When choosing between Costco and Wal-Mart as potential investments, the choice is obvious. For me, the choice doesn’t come from the P/E ratio or PEG ratio, but the social responsibility of each corporation. More specifically, I would like to focus on the way each of these companies treats their employees and how this will translate into value for the investor over time.
Wal-Mart notoriously pays its employees low wages with lousy benefits, while Costco treats its employees well with higher wages and opportunities for promotions and raises. In fact, a Wal-Mart employee starts out at around $10 an hour, while a Costco employee starts out at around $11. The difference becomes evident in the advancement opportunities, where a Wal-Mart employee makes about $12.50 after four years, while a Costco employee is bumped up to $19.50 after the same period of time.
While wages make up a big part of how an employee is treated, other factors must be taken into account. I was able to experience the working conditions at a Wal-Mart for about six weeks during the summer following my freshman year of college. I saw it all: employees faking injuries to get out of work, high employee turnover, and unhappy employees struggling to support themselves and their families. As a “part-time” employee, I routinely put in 35 hours per week. This is one of Wal-Mart’s money saving tactics: employing multiple part-time employees rather than a full-time employee, to avoid having to pay out benefits required for full time employees. The low pay and poor treatment results in low productivity.
As a human being with a heart and a conscience, I would much rather sacrifice profits to give my employees what they deserve to live happily. But fortunately for Costco, they were able to both treat their employees with respect and turn a healthy profit in the process.

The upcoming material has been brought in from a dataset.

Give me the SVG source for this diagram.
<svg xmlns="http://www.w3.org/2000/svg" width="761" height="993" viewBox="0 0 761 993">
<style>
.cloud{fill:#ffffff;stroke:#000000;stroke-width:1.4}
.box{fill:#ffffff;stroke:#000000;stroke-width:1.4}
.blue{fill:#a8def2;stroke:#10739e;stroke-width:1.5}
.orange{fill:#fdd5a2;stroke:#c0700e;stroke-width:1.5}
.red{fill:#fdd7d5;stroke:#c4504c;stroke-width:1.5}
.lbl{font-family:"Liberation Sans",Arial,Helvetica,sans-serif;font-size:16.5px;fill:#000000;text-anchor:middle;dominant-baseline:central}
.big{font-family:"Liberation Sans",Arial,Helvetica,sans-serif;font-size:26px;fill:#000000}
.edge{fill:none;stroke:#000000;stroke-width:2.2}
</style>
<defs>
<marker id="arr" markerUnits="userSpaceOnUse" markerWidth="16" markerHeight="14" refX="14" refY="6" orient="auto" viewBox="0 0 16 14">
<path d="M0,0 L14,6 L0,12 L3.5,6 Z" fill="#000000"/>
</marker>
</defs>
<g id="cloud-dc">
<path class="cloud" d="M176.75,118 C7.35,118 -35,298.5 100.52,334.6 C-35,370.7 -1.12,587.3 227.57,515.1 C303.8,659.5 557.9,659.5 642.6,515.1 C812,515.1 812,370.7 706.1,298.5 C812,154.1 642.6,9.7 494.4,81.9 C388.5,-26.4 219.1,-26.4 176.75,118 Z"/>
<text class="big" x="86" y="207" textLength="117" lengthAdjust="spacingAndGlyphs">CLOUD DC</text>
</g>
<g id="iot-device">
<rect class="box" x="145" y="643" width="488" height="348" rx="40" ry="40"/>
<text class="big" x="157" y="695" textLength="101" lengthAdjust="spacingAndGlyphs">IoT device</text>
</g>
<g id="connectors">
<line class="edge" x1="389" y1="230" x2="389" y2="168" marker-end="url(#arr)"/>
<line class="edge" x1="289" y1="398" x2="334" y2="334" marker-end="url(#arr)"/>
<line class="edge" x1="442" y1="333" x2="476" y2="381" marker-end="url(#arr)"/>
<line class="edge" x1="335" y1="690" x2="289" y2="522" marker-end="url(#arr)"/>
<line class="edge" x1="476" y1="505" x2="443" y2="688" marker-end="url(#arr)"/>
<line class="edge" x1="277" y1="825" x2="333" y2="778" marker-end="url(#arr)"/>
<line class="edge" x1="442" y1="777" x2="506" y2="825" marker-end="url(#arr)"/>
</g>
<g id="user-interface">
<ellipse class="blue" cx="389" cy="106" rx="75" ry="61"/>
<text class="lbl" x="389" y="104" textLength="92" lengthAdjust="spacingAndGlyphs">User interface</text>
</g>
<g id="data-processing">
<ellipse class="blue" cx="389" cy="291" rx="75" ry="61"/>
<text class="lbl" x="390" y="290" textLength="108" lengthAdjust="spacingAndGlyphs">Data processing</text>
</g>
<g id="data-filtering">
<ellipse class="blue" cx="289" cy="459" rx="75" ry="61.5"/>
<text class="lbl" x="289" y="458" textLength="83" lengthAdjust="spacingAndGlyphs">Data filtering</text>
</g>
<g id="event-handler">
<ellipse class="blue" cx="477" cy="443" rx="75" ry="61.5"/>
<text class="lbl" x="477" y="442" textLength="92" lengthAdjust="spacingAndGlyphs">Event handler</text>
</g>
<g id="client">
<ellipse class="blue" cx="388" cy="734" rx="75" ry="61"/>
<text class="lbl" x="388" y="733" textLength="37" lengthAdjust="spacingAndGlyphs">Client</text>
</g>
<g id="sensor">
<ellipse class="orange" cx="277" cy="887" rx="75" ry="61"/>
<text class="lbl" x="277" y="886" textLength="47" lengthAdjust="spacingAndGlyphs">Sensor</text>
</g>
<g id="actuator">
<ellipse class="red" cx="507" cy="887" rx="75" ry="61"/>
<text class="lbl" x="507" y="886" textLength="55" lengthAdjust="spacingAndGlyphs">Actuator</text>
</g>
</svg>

Below you can see the comparison between Costco and Wal-Mart:
As you can see Costco gets the most out of their employees, with higher revenue per employee and also higher profit per employee. After witnessing Costco’s success, one would think that Wal-Mart would consider increasing its employees pay to achieve more efficiency and get more out of each employee. With a profit margin nearly 2% higher than Costco’s, Wal-Mart has room to compensate employees a little bit more fairly, but instead chooses to pay rock bottom wages with little benefits. Perhaps a move towards Costco’s attitude towards employee compensation would result in a more profitable long-term performance from Wal-Mart.
Over the past five years, Costco treating its employees well has translated into a higher return for its investors. If an investor purchased Wal-Mart in February 2008, he would have achieved a return of about 40%, while one who purchased Costco would have achieved a return of about 60%.
The proof is in the numbers: Costco is a better pick in the long-run. Not only has Costco returned more to its investors, but they have also managed to treat their employees with dignity and respect by treating them like human beings with lives and families, rather than merely pawns in a game of corporate profits chess.